The authors then expand upon the notion of empire and imperial rule. They claim that it focuses on policies of divide and rule. They use Moytl’s construction of empire as a hub and spokes with no rim between the core and periphery. This form of empire works well, until, that is, the periphery begins to communicate with one another and thus opens up the opportunity for increased resistance. They explain that empires can operate through channels of informal rule.

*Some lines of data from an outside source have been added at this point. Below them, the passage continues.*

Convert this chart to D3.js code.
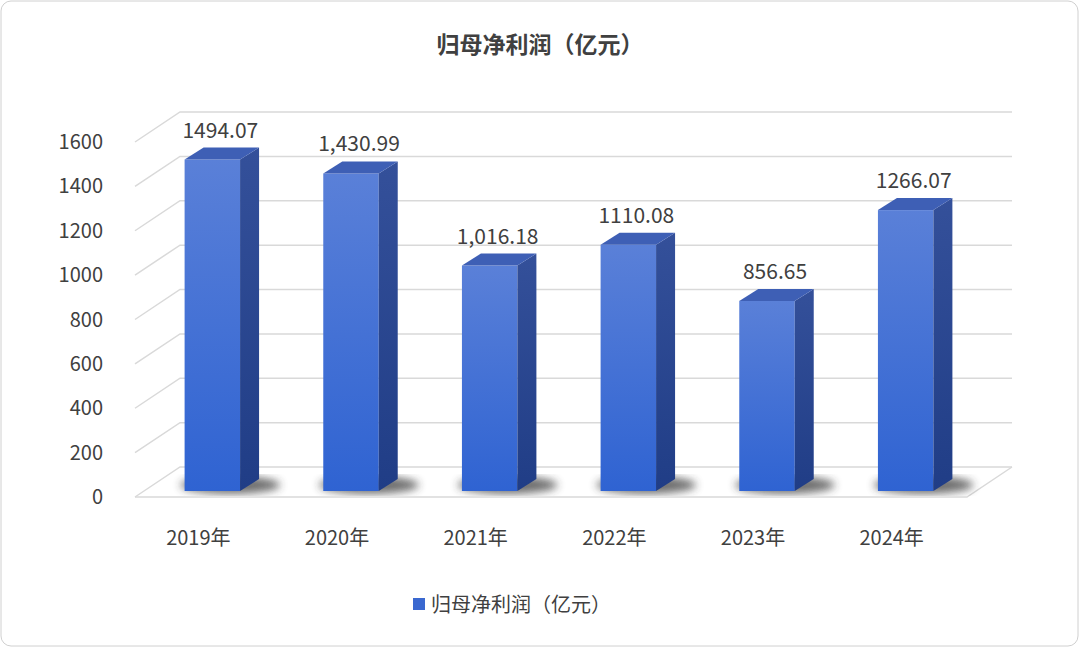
<!DOCTYPE html>
<html><head><meta charset="utf-8">
<script src="https://cdn.jsdelivr.net/npm/d3@7"></script>
<style>body{margin:0;background:#fff}svg{font-family:"Noto Sans CJK SC","Noto Sans",sans-serif}</style>
</head><body>
<svg id="c" width="1080" height="648"></svg>
<script>
var years = ["2019年","2020年","2021年","2022年","2023年","2024年"];
var profit = [1494.07, 1430.99, 1016.18, 1110.08, 856.65, 1266.07];
var labels = ["1494.07","1,430.99","1,016.18","1110.08","856.65","1266.07"];
var ticks = [0,200,400,600,800,1000,1200,1400,1600];

var svg = d3.select("#c");
var defs = svg.append("defs");
var g1 = defs.append("linearGradient").attr("id","front").attr("x1",0).attr("y1",0).attr("x2",0).attr("y2",1);
g1.append("stop").attr("offset","0%").attr("stop-color","#5a80d8");
g1.append("stop").attr("offset","100%").attr("stop-color","#2f63d2");
var g2 = defs.append("linearGradient").attr("id","side").attr("x1",0).attr("y1",0).attr("x2",0).attr("y2",1);
g2.append("stop").attr("offset","0%").attr("stop-color","#34509a");
g2.append("stop").attr("offset","100%").attr("stop-color","#203d86");
defs.append("filter").attr("id","blur").append("feGaussianBlur").attr("stdDeviation",4);

svg.append("rect").attr("x",1).attr("y",1).attr("width",1077).attr("height",645).attr("rx",10)
  .attr("fill","#fff").attr("stroke","#d0d0d0");

// wall geometry
var dx = 45, dy = -30;
var y = d3.scaleLinear().domain([0,1600]).range([497,142]);
var xl = 135, xr = 967;
var x = d3.scaleBand().domain(years).range([xl, xr]).paddingInner(0.6).paddingOuter(0.3);

ticks.forEach(function(t){
  svg.append("path").attr("fill","none").attr("stroke","#d9d9d9").attr("stroke-width",1.5)
    .attr("d","M"+xl+","+y(t)+"L"+(xl+dx)+","+(y(t)+dy)+"L"+(xr+dx)+","+(y(t)+dy));
  svg.append("text").attr("x",103).attr("y",y(t)+7).attr("text-anchor","end")
    .attr("font-size",20).attr("fill","#404040").text(t);
});
// floor
svg.append("path").attr("fill","none").attr("stroke","#d9d9d9").attr("stroke-width",1.5)
  .attr("d","M"+xl+","+y(0)+"L"+xr+","+y(0)+"L"+(xr+dx)+","+(y(0)+dy));

var bw = x.bandwidth(), sd = 19, st = -12;
var base = y(0) - 6;
var k = (y(0)-y(1600))/1600;
profit.forEach(function(v,i){
  var x0 = x(years[i]) + 8, top = base - v*k;
  svg.append("ellipse").attr("cx",x0+bw/2+18).attr("cy",base-6).attr("rx",bw/2+22).attr("ry",9)
    .attr("fill","#333").attr("opacity",0.7).attr("filter","url(#blur)");
  svg.append("rect").attr("x",x0).attr("y",top).attr("width",bw).attr("height",base-top).attr("fill","url(#front)");
  svg.append("path").attr("fill","url(#side)")
    .attr("d","M"+(x0+bw)+","+top+"l"+sd+","+st+"V"+(base+st)+"l"+(-sd)+","+(-st)+"Z");
  svg.append("path").attr("fill","#3e5fb5")
    .attr("d","M"+x0+","+top+"l"+sd+","+st+"h"+bw+"l"+(-sd)+","+(-st)+"Z");
  svg.append("text").attr("x",x0+bw/2+8).attr("y",top-22).attr("text-anchor","middle")
    .attr("font-size",21).attr("fill","#404040").text(labels[i]);
  svg.append("text").attr("x",x0+bw/2-14).attr("y",545).attr("text-anchor","middle")
    .attr("font-size",20).attr("fill","#404040").text(years[i]);
});

svg.append("text").attr("x",540).attr("y",53).attr("text-anchor","middle").attr("font-size",23)
  .attr("font-weight","bold").attr("fill","#404040").text("归母净利润（亿元）");
svg.append("rect").attr("x",413).attr("y",598).attr("width",12).attr("height",12).attr("fill","#3a68d0");
svg.append("text").attr("x",431).attr("y",612).attr("font-size",20).attr("fill","#404040").text("归母净利润（亿元）");
</script>
</body></html>
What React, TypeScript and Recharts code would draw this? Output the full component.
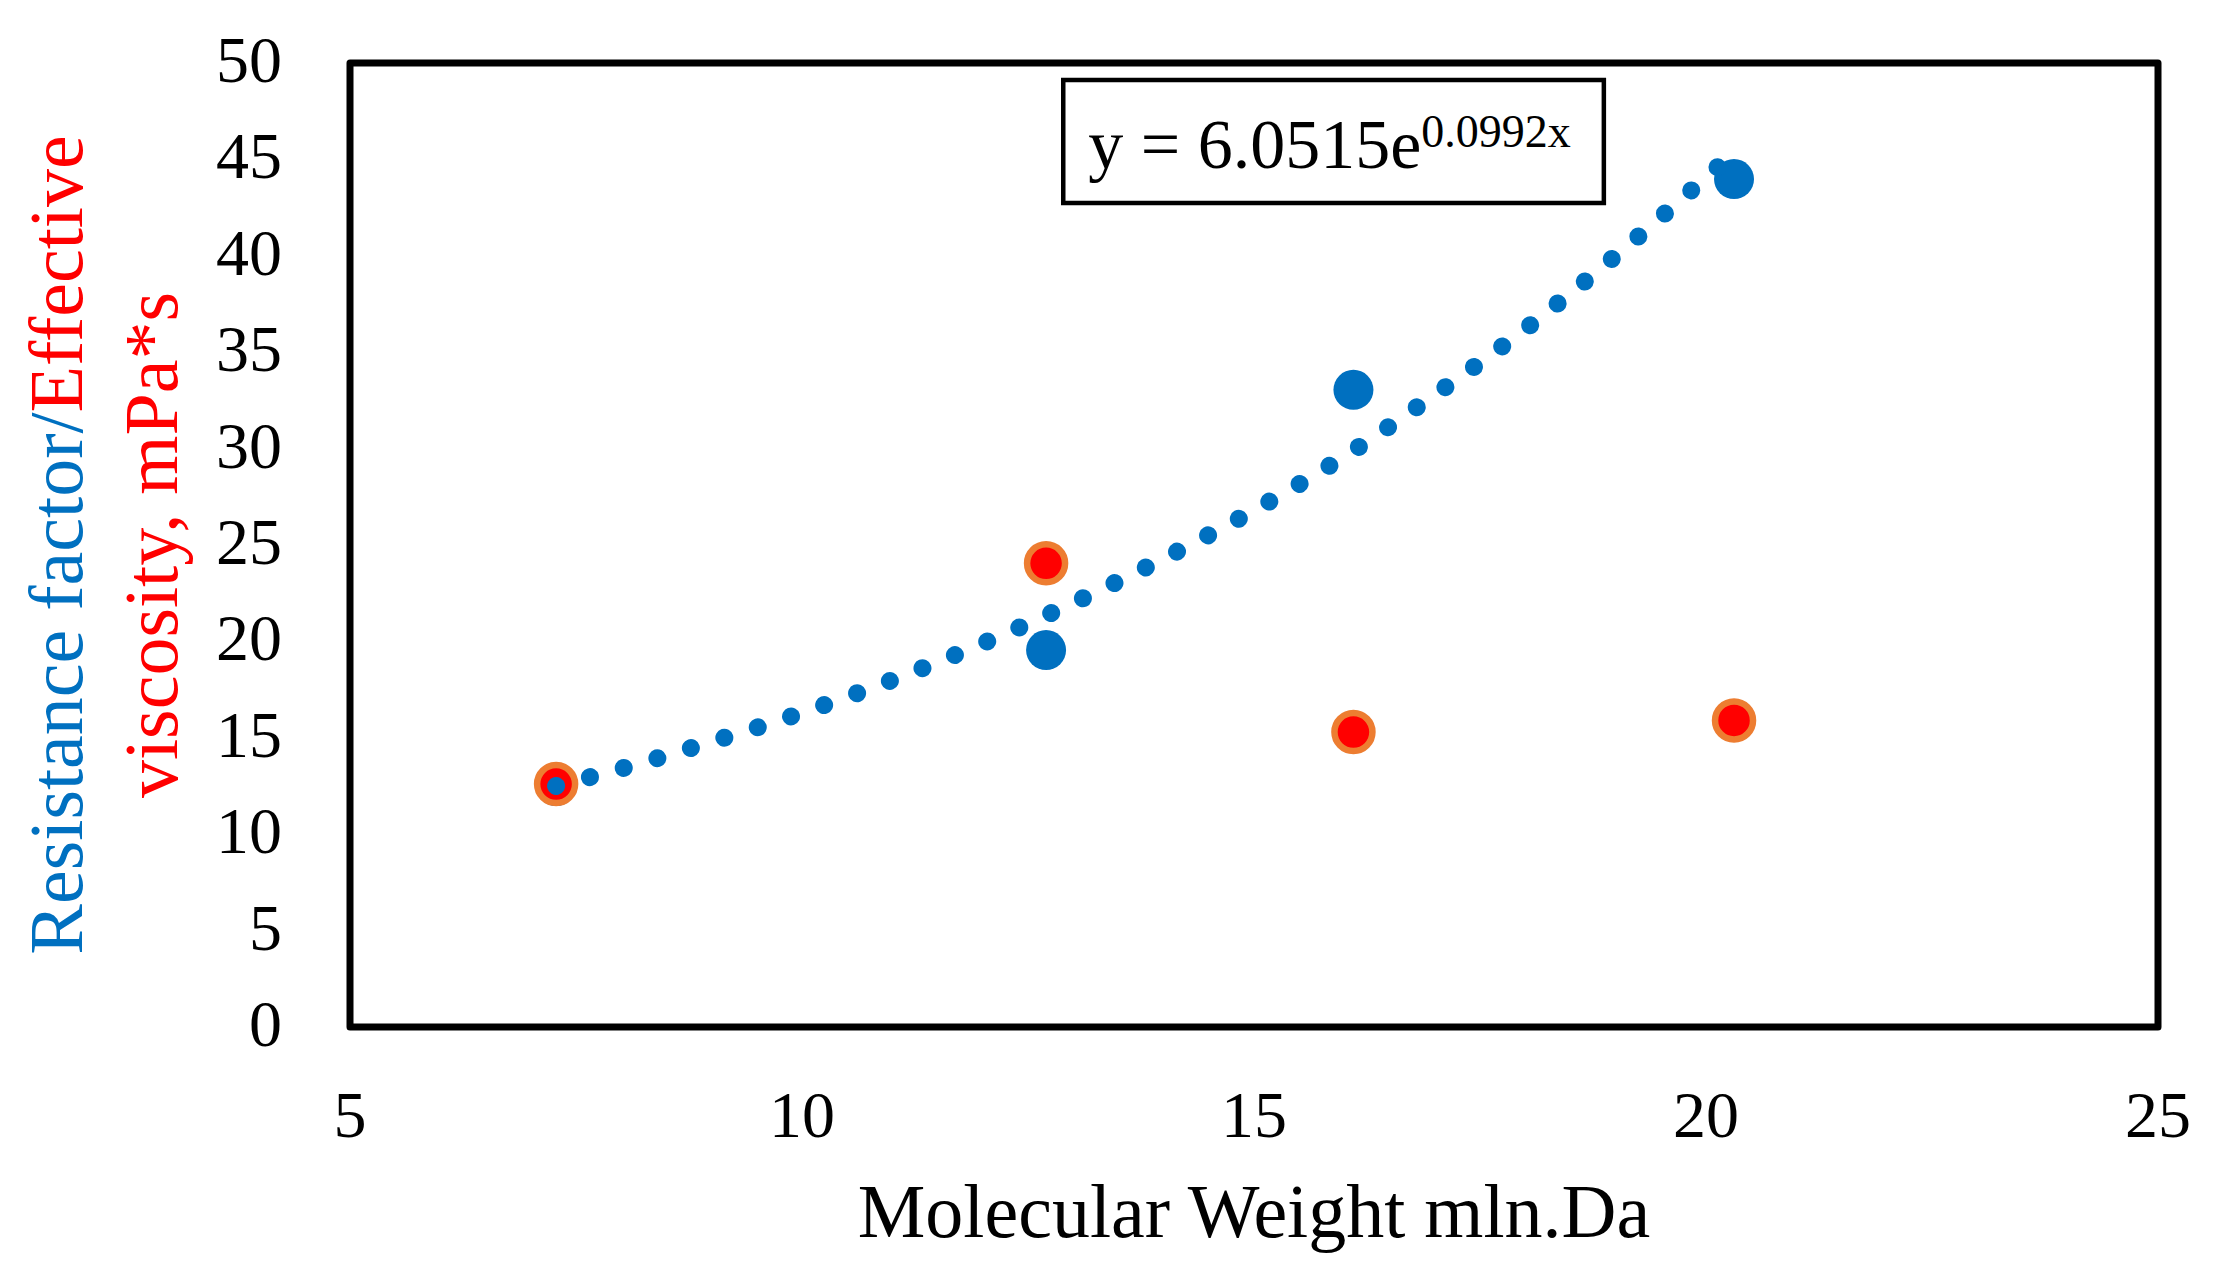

They then approach the American Empire question: “It follows that questions such as “is America an empire?” or “is the international system an imperial one?” obscure more than they reveal. The problem of contemporary empire (American or otherwise) hinges, rather, on the degree to which specific relations—–among polities, between polities and nonstate actors, and in specific policy arenas—–look more or less like those associated with ideal-typical empires” (266). And, “Whenever relations between or among two or more political organizations involve indirect rule and heterogeneous contracting, their interactions will develop at least some of the dynamics associated with imperial control” (266). And, “…influence, exercised routinely and consistently, becomes indistinguishable from indirect rule. In informal empires the lines between influence and rule necessarily blur. When actors believe that certain options are “off the table” because of an asymmetric (if tacit) contract, or consistently comply with the wishes of another
because they recognize steep costs from noncompliance, then the relationship between the two becomes effectively one between ruler and ruled” (266).

Also, there is a focus on institutional power. Units must be understood as something broader than states, as this is a limited metric. Intuitions have a clearly structural dimension. Predominant powers can choose to organize the world in different ways.